Based on Stein's play Enter Laughing, which had been adapted from the Carl Reiner book of the same name and served as the basis for a 1967 film, it focuses on the journey of David Kolowitz from factory helper to actor and from insecure adolescence to self-assured adulthood in three whirlwind days in New York City in the late 1930s.
==Production==

After six previews, the Broadway production, directed by Burt Shevelove and choreographed by Alan Johnson, opened on April 27, 1976, at the Harkness Theatre, where it closed after only 16 performances. The cast included Robert Morse, George S. Irving, Loni Ackerman, and Rita Rudner. Morse starred as David. Though "boyish looking," he was 45 years old and played a character half his age.

Clive Barnes of the New York Times observed "The people involved are talented enough...So what went wrong? How did Enter Laughing end up leaving us yawning?" He noted composer/lyricist Stan Daniels was a producer of The Mary Tyler Moore Show and suggested "he should stay where he is well off...when the music and lyrics do not work for a musical, the musical does not work."

Reiner said years later that he walked out on the play, that Morse was too old, and that "they made an abortion out of it."

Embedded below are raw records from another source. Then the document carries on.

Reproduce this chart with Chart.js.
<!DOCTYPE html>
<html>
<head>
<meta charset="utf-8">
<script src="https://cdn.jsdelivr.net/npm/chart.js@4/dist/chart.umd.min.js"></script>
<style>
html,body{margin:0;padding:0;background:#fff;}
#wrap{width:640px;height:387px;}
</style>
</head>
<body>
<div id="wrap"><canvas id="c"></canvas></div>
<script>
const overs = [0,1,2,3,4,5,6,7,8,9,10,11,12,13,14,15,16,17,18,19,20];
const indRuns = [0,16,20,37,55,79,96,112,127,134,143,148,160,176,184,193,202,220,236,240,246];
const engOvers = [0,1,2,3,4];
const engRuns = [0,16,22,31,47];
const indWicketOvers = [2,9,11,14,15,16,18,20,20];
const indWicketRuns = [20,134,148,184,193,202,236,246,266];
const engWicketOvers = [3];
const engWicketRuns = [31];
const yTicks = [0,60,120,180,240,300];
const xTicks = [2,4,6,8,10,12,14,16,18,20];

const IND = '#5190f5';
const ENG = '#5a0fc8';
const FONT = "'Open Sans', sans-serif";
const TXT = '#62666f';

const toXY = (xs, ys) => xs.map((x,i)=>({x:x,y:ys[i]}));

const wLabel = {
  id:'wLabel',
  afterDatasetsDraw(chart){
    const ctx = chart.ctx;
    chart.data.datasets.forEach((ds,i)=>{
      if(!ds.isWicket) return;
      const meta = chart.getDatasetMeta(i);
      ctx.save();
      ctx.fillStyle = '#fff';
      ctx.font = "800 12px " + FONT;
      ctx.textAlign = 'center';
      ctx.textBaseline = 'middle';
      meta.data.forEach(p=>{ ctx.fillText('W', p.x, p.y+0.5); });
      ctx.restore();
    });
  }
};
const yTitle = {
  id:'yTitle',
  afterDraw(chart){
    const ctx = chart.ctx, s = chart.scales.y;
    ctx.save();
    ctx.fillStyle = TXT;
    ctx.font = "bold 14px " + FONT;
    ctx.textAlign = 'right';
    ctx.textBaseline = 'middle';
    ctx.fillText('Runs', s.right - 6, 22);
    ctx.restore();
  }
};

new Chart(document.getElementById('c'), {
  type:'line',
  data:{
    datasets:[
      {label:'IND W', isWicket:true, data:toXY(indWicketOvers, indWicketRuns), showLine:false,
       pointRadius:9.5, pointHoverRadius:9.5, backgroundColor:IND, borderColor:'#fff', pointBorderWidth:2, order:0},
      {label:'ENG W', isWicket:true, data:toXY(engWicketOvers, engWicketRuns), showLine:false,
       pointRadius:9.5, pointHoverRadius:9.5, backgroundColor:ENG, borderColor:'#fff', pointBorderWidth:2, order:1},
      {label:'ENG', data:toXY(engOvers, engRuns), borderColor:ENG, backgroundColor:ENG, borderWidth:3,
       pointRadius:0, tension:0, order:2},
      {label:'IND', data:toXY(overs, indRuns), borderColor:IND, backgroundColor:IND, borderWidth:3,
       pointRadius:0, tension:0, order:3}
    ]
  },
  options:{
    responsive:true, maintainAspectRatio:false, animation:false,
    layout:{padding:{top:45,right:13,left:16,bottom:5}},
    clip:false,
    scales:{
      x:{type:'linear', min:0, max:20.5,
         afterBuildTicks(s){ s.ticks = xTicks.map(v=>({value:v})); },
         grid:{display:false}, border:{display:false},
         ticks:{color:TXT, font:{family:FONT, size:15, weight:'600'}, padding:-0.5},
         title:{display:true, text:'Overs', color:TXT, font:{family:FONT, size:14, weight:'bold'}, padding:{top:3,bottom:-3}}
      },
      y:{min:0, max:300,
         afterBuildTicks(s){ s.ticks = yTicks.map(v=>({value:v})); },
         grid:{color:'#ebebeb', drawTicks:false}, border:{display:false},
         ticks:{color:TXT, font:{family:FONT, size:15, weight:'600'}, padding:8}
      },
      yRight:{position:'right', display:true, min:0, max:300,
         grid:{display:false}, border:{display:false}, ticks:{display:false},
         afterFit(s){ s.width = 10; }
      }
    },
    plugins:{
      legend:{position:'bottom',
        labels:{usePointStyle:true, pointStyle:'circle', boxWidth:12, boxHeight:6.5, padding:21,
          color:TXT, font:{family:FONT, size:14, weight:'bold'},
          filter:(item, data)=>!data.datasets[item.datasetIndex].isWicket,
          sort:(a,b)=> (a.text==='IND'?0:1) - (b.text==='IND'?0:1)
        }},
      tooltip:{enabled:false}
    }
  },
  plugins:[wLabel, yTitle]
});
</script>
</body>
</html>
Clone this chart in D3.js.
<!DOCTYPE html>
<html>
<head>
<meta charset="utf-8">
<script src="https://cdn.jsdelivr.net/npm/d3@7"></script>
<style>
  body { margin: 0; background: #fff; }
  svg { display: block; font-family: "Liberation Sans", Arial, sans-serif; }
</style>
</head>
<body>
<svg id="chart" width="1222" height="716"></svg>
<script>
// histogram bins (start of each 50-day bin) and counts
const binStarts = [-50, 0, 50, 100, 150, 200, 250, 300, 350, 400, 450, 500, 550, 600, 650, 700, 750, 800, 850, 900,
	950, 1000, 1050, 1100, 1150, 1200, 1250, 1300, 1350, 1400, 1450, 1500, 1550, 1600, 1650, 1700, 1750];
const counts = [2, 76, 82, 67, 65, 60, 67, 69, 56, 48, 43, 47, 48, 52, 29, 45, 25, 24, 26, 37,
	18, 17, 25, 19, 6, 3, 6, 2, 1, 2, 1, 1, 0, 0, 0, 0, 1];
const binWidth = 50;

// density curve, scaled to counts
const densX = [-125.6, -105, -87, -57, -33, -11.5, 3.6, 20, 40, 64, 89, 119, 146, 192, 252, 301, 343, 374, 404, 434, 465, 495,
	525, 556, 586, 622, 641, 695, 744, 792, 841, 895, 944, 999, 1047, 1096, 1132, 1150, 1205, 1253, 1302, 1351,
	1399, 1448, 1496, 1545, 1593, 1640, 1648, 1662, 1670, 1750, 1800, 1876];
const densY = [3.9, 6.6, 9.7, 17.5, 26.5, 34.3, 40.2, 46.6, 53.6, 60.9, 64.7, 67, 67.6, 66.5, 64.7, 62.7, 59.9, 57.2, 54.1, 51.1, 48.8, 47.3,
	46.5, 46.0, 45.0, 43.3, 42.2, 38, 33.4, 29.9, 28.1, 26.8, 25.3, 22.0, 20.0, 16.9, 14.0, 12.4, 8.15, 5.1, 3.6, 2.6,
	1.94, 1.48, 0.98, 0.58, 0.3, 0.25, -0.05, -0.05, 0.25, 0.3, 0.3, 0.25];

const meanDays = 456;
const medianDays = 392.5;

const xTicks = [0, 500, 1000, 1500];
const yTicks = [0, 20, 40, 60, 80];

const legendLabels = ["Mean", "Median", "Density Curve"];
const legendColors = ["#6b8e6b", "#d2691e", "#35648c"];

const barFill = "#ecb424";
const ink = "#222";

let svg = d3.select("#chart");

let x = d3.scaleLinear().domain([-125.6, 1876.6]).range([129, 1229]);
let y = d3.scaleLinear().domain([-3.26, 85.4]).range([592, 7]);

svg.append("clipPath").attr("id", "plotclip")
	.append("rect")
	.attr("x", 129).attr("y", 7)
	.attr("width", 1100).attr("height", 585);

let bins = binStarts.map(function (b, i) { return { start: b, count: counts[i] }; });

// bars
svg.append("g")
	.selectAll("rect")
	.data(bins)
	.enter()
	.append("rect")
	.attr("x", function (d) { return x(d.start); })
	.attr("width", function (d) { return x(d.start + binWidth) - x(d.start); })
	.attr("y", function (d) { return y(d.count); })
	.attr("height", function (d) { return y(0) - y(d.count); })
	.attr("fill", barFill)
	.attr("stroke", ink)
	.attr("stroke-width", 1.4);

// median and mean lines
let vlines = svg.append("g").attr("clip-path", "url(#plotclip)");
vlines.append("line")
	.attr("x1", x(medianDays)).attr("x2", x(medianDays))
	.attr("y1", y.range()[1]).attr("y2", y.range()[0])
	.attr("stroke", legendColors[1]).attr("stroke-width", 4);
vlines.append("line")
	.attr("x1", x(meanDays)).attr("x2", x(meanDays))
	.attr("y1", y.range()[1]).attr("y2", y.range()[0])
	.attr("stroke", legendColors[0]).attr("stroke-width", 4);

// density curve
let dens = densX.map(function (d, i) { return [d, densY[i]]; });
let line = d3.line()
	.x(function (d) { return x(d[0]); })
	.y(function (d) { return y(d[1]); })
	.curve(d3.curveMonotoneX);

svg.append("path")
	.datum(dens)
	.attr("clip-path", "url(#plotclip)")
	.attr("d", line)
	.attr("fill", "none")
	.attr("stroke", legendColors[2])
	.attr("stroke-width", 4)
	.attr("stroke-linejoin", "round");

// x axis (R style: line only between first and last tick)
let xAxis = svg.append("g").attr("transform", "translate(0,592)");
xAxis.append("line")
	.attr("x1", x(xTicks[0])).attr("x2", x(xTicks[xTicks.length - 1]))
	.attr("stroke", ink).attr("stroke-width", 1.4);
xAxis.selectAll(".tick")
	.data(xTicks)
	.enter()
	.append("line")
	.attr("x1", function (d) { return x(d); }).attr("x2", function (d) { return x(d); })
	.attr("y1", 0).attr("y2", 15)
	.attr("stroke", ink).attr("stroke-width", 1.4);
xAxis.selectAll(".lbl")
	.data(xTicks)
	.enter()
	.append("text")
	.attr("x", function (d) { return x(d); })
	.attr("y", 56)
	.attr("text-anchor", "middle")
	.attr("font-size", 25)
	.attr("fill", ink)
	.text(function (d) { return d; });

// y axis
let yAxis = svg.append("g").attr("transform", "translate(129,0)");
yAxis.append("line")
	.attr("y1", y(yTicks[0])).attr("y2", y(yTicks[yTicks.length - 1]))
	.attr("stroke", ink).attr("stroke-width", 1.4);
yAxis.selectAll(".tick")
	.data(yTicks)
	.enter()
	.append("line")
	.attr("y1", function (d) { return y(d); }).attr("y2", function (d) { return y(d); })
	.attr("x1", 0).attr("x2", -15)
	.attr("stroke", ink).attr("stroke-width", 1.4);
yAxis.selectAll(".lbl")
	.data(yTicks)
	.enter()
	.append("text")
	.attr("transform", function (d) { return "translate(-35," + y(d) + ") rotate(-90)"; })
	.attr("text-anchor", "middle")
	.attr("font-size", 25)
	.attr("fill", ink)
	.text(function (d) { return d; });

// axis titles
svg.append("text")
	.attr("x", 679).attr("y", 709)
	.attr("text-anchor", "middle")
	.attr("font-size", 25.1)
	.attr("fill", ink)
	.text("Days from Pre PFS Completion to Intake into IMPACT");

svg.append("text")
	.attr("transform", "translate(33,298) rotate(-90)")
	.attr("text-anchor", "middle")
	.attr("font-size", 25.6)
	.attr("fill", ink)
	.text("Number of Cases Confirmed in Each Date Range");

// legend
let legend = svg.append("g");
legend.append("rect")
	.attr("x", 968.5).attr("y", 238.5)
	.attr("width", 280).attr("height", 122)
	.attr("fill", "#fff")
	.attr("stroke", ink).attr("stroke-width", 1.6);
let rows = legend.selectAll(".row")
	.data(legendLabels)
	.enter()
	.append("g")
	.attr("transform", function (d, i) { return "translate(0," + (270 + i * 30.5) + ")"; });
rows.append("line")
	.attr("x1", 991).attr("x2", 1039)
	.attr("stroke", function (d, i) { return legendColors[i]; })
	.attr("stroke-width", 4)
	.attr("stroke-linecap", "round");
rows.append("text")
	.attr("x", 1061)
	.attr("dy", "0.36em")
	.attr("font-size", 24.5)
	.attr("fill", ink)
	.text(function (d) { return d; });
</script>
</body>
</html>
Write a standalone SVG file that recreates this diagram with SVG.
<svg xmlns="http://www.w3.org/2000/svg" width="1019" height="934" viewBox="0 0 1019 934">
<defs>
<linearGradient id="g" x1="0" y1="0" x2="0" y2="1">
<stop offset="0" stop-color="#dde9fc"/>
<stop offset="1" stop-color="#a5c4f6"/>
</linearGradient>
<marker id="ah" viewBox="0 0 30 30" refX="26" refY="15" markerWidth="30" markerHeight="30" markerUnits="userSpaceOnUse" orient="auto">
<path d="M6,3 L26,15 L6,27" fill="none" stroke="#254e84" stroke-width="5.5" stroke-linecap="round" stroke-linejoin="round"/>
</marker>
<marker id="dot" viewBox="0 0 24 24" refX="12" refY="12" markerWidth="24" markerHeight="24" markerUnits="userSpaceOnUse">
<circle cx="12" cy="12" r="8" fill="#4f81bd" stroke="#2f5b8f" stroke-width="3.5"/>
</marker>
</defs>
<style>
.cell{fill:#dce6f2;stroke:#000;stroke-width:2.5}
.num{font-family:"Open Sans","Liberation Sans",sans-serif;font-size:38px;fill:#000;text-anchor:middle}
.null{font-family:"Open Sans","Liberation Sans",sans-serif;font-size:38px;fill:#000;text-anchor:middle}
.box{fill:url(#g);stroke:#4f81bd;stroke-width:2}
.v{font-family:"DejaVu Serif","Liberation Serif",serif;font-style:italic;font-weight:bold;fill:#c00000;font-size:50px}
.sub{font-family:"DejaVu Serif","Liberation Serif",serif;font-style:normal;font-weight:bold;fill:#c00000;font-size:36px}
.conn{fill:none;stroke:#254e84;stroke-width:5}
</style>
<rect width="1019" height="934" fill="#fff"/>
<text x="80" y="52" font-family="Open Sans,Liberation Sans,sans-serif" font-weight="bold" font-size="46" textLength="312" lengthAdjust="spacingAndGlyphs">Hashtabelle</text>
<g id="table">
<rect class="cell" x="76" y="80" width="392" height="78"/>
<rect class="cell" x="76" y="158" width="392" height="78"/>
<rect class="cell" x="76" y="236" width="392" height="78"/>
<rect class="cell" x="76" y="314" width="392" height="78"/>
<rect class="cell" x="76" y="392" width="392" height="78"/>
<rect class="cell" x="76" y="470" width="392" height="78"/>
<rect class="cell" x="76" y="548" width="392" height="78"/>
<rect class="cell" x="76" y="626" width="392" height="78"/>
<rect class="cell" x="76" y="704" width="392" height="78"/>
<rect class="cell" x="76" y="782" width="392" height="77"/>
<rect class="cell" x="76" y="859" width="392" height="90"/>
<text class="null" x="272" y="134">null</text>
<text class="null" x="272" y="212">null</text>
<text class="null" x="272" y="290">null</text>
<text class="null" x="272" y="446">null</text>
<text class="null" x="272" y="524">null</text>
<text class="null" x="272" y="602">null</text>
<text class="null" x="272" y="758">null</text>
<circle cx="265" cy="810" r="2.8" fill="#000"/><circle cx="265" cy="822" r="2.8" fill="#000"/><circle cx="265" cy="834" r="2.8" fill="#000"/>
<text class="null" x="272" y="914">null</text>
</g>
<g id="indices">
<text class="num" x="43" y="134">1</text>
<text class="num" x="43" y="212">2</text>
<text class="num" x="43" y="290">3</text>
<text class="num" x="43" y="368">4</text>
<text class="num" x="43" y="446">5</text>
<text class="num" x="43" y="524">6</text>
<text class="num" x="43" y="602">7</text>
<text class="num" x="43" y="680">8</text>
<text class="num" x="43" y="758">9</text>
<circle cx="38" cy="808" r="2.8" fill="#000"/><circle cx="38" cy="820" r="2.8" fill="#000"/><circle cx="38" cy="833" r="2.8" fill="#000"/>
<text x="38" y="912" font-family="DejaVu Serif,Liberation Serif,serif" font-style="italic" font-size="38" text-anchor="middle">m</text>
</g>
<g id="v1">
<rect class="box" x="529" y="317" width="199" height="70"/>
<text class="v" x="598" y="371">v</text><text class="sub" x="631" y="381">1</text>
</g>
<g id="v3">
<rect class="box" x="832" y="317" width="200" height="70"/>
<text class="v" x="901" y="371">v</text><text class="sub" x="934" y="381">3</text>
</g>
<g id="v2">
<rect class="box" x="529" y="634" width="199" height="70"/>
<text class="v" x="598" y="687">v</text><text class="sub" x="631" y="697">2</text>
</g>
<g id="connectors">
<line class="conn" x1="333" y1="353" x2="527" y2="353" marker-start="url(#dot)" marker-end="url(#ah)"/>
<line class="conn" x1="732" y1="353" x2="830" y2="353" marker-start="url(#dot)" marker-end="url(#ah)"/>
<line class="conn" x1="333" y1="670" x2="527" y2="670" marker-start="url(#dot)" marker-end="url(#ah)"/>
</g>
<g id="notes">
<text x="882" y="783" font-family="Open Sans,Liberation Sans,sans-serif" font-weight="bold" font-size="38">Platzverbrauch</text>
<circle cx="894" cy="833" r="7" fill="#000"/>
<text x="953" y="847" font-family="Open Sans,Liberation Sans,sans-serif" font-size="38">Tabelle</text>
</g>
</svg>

Despite the initial unfavorable reviews, one number from the show, "The Butler's Song," became a cabaret standard. A recording of the score, with Kaye Ballard added to the cast, was released in 1981.

==Song list==
- "David Kolowitz, the Actor"
- "It's Like"
- "Undressing Girls with My Eyes"
- "Bolero on Rye"
- "Whoever You Are"
- "Say the Words"
- "You"
- "My Son the Druggist"
- "You Touched Her"
- "Men"
- "Boy Oh Boy"
- "The Butler's Song"
- "Being with You"
- "If You Want to Break Your Father's Heart"
- "So Long, 174th Street"

==Revivals==
The musical was revised in 2008 as Enter Laughing and staged Off-Broadway by the York Theatre. The York revived Enter Laughing again in 2019.